Another strong one: “Still Manually Logging Leads? Automate in 3 Clicks—Book a Free Walkthrough.” It names the frustration, shows a fix, and sets the next step. That’s what conversion-focused ad writing looks like.

For more insight into how different ad formats behave across the funnel, check out our breakdown on Google Ads reports.

Let Nexalab Handle Your Paid Ads, End to End

At Nexalab, we craft ad campaigns rooted in the principles above: knowing your audience, sharpening the copy, and constantly iterating based on real data. We work collaboratively with you, bringing a clear, grounded approach. And we use transparent reporting and analytics at every step, so you see exactly how your ads are performing and why.

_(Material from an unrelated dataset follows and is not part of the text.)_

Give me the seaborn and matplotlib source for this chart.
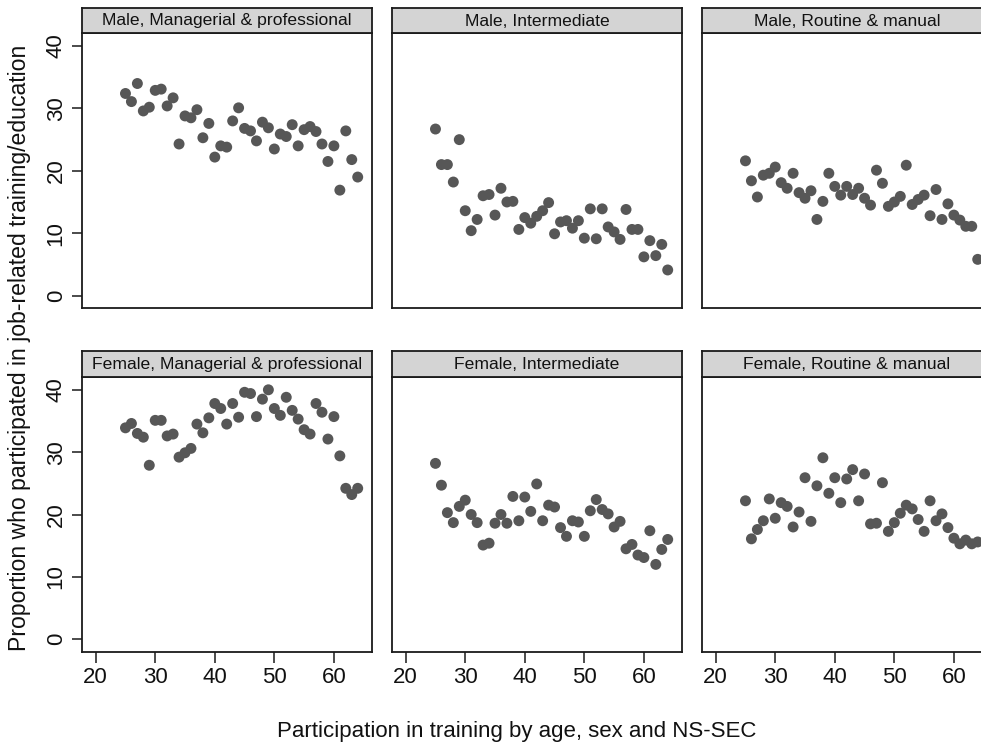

If you’re juggling a hundred other tasks or want a fresh set of expert eyes on your ads, this might work for your team. Our Ads Management Service is designed to lift the load off your shoulders while boosting your ROI. So, you get persuasive, conversion-focused advertising without stress.

Key Takeaways

  • Persuasive advertising works when it fits the context. Louder headlines don’t help if your message doesn’t match the reader’s priorities or decision stage.
  • Specificity beats general pain points. Ads convert better when they reflect real workflows, blockers, and job realities, not just broad personas.
  • Testing is an operational need. No one nails performance on the first try. A/B testing reveals what actually works, not what feels right.
  • In many persuasive advertising emotion matters, but clarity wins. A well-placed trigger, like urgency or trust, helps, but the clearest ads still drive the strongest action.